━━━━━ DATA EXCERPT ━━━━━

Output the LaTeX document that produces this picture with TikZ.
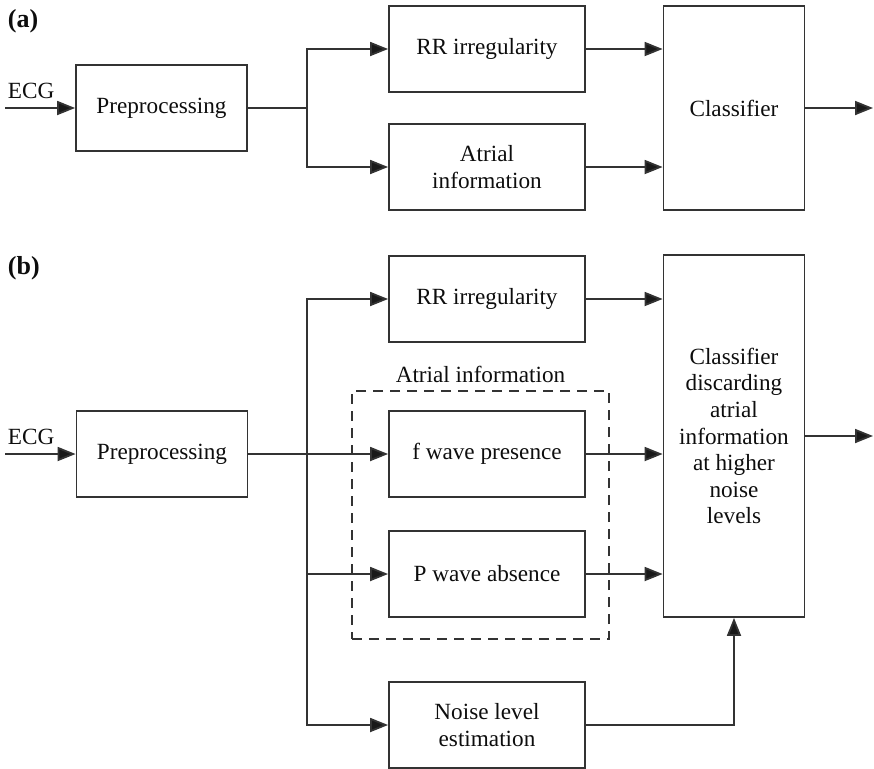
\documentclass[tikz,border=0pt]{standalone}
\usepackage{fontspec}
\setmainfont{Liberation Serif}
\usetikzlibrary{arrows.meta,positioning}
\tikzset{
    raw block/.style={rectangle, line width=0.9pt, draw, align=center, inner sep=2pt},
    block/.style={raw block, minimum width=98pt, minimum height=43pt},
    pre block/.style={raw block, minimum width=85.5pt, minimum height=43pt},
    class block/.style={raw block, minimum width=70.5pt},
    group box/.style={rectangle, line width=0.8pt, draw, dash pattern=on 5pt off 3.5pt},
    panel label/.style={font=\fontsize{13}{15}\selectfont\bfseries, anchor=base west, inner sep=0pt},
    plain text/.style={inner sep=0pt}
}
\begin{document}
\begin{tikzpicture}[
	x=0.5pt, y=-0.5pt,
	draw=black!80, text=black!95, line width=0.9pt,
	font=\fontsize{11.6}{13.3}\selectfont,
	>={Triangle[length=9pt,width=7pt,fill=black!90]}]
		\useasboundingbox (0,0) rectangle (874,768);
		\node[panel label] (labelA) at (7,27) {(a)};
		\node[panel label] (labelB) at (7,274) {(b)};

		\node[pre block] (preA) at (161.5,108) {Preprocessing};
		\node[block] (rrA) at (487,49) {RR irregularity};
		\node[block] (atrialA) at (487,167) {Atrial\\information};
		\node[class block, minimum height=102pt] (classA) at (734,108) {Classifier};
		\coordinate (ecgA) at (5,108);
		\coordinate (splitA) at (307,108);
		\coordinate (outA) at (873,108);
		\node[plain text, anchor=base west] (ecgTextA) at (7,98) {ECG};
		\draw[->] (ecgA) -- (preA.west);
		\draw (preA.east) -- (splitA);
		\draw[->] (splitA) |- (rrA.west);
		\draw[->] (splitA) |- (atrialA.west);
		\draw[->] (rrA.east) -- (rrA.east -| classA.west);
		\draw[->] (atrialA.east) -- (atrialA.east -| classA.west);
		\draw[->] (classA.east) -- (outA);

		\node[group box, minimum width=128.5pt, minimum height=124pt] (atrialBox) at (480.5,515) {};
		\node[plain text, anchor=base, yshift=4pt] (atrialText) at (atrialBox.north) {Atrial information};
		\node[pre block] (preB) at (162,454) {Preprocessing};
		\node[block] (rrB) at (487,299) {RR irregularity};
		\node[block] (fwaveB) at (487,454) {f wave presence};
		\node[block] (pwaveB) at (487,574) {P wave absence};
		\node[block] (noiseB) at (487,725) {Noise level\\estimation};
		\node[class block, minimum height=181pt] (classB) at (734,436)
			{Classifier\\discarding\\atrial\\information\\at higher\\noise\\levels};
		\coordinate (ecgB) at (5,454);
		\coordinate (splitB) at (307,454);
		\coordinate (outB) at (873,436);
		\node[plain text, anchor=base west] (ecgTextB) at (7,444) {ECG};
		\draw[->] (ecgB) -- (preB.west);
		\draw[->] (preB.east) -- (fwaveB.west);
		\draw[->] (splitB) |- (rrB.west);
		\draw[->] (splitB) |- (pwaveB.west);
		\draw[->] (splitB) |- (noiseB.west);
		\draw[->] (rrB.east) -- (rrB.east -| classB.west);
		\draw[->] (fwaveB.east) -- (fwaveB.east -| classB.west);
		\draw[->] (pwaveB.east) -- (pwaveB.east -| classB.west);
		\draw[->] (noiseB.east) -| (classB.south);
		\draw[->] (classB.east) -- (outB);
	\end{tikzpicture}
\end{document}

━━━━━

> _REQUIRED TASK_: Go through the listing above and write it out again exactly, dropping the pictures.

> _ANSWER FOR THIS EXERCISE_:
Output the LaTeX document that produces this picture with TikZ.
\documentclass[tikz,border=0pt]{standalone}
\usepackage{fontspec}
\setmainfont{Liberation Serif}
\usetikzlibrary{arrows.meta,positioning}
\tikzset{
    raw block/.style={rectangle, line width=0.9pt, draw, align=center, inner sep=2pt},
    block/.style={raw block, minimum width=98pt, minimum height=43pt},
    pre block/.style={raw block, minimum width=85.5pt, minimum height=43pt},
    class block/.style={raw block, minimum width=70.5pt},
    group box/.style={rectangle, line width=0.8pt, draw, dash pattern=on 5pt off 3.5pt},
    panel label/.style={font=\fontsize{13}{15}\selectfont\bfseries, anchor=base west, inner sep=0pt},
    plain text/.style={inner sep=0pt}
}
\begin{document}
\begin{tikzpicture}[
	x=0.5pt, y=-0.5pt,
	draw=black!80, text=black!95, line width=0.9pt,
	font=\fontsize{11.6}{13.3}\selectfont,
	>={Triangle[length=9pt,width=7pt,fill=black!90]}]
		\useasboundingbox (0,0) rectangle (874,768);
		\node[panel label] (labelA) at (7,27) {(a)};
		\node[panel label] (labelB) at (7,274) {(b)};

		\node[pre block] (preA) at (161.5,108) {Preprocessing};
		\node[block] (rrA) at (487,49) {RR irregularity};
		\node[block] (atrialA) at (487,167) {Atrial\\information};
		\node[class block, minimum height=102pt] (classA) at (734,108) {Classifier};
		\coordinate (ecgA) at (5,108);
		\coordinate (splitA) at (307,108);
		\coordinate (outA) at (873,108);
		\node[plain text, anchor=base west] (ecgTextA) at (7,98) {ECG};
		\draw[->] (ecgA) -- (preA.west);
		\draw (preA.east) -- (splitA);
		\draw[->] (splitA) |- (rrA.west);
		\draw[->] (splitA) |- (atrialA.west);
		\draw[->] (rrA.east) -- (rrA.east -| classA.west);
		\draw[->] (atrialA.east) -- (atrialA.east -| classA.west);
		\draw[->] (classA.east) -- (outA);

		\node[group box, minimum width=128.5pt, minimum height=124pt] (atrialBox) at (480.5,515) {};
		\node[plain text, anchor=base, yshift=4pt] (atrialText) at (atrialBox.north) {Atrial information};
		\node[pre block] (preB) at (162,454) {Preprocessing};
		\node[block] (rrB) at (487,299) {RR irregularity};
		\node[block] (fwaveB) at (487,454) {f wave presence};
		\node[block] (pwaveB) at (487,574) {P wave absence};
		\node[block] (noiseB) at (487,725) {Noise level\\estimation};
		\node[class block, minimum height=181pt] (classB) at (734,436)
			{Classifier\\discarding\\atrial\\information\\at higher\\noise\\levels};
		\coordinate (ecgB) at (5,454);
		\coordinate (splitB) at (307,454);
		\coordinate (outB) at (873,436);
		\node[plain text, anchor=base west] (ecgTextB) at (7,444) {ECG};
		\draw[->] (ecgB) -- (preB.west);
		\draw[->] (preB.east) -- (fwaveB.west);
		\draw[->] (splitB) |- (rrB.west);
		\draw[->] (splitB) |- (pwaveB.west);
		\draw[->] (splitB) |- (noiseB.west);
		\draw[->] (rrB.east) -- (rrB.east -| classB.west);
		\draw[->] (fwaveB.east) -- (fwaveB.east -| classB.west);
		\draw[->] (pwaveB.east) -- (pwaveB.east -| classB.west);
		\draw[->] (noiseB.east) -| (classB.south);
		\draw[->] (classB.east) -- (outB);
	\end{tikzpicture}
\end{document}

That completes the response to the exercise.